From conversations with colleagues who teach high school and college it is seems that NYC teachers universally think that Mathematics skill and knowledge is worse than it's ever been across the city. I've heard a CUNY Mathematics professor go so far as to declare that even the best NYC students who apply to major in Mathematics at CUNY are routinely no less than a year their out of town peers despite their high school grades.

Most of us have come to believe that scoring students at a Level 2 is simply the new method of doing social promotion. We heard that in Mathematics the old form of social promotion was straightforward: students were routinely promoted even if they were at a very low percentile (perhaps the 15th?). In any case it seems that the number of poorly performing students passing is great.
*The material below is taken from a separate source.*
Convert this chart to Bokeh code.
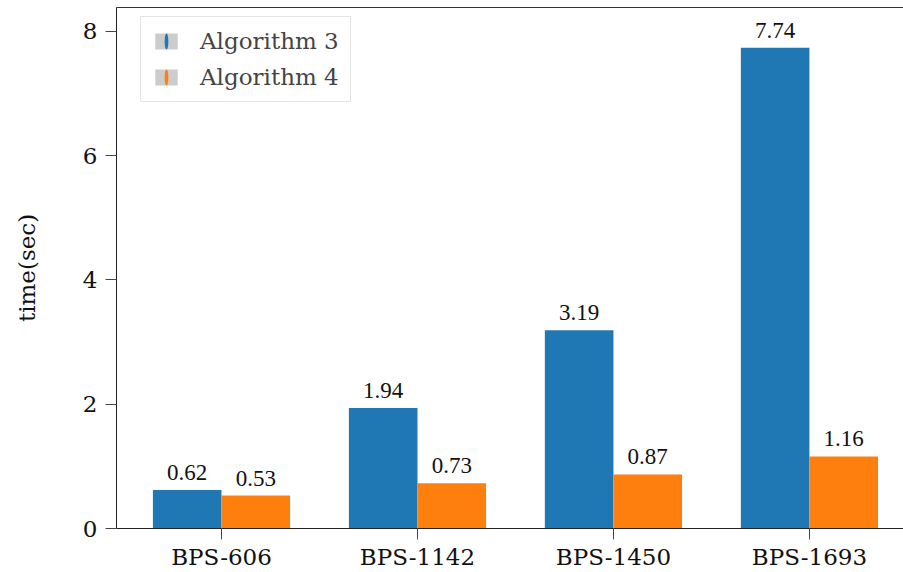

As Mathematics teachers we know that as compelling as anecdotal observations and "war stories" are, they in no way constitute any type of proof. So, it would be worthwhile to be able to have some relatively objective "proof" of what we think we are seeing. We have been relying simply on the reports of the National Assessment of Educational Progress (NAEP) for far too long now, which Tweed just denies and / or ignores. Unfortunately, the teachers currently in graduate school are reporting that the local college professors are taking a very fatalistic attitude to educational research as it appears that public schools administrations across the country and not just in NYC are now simply ignoring educational research.

Is anyone aware of a publicly available test akin to the National Assessment of Educational Progress that we can administer to the students? Perhaps, it might be a good idea to organize to do a serious study that would test the veracity of the beliefs we have formed based on our experience.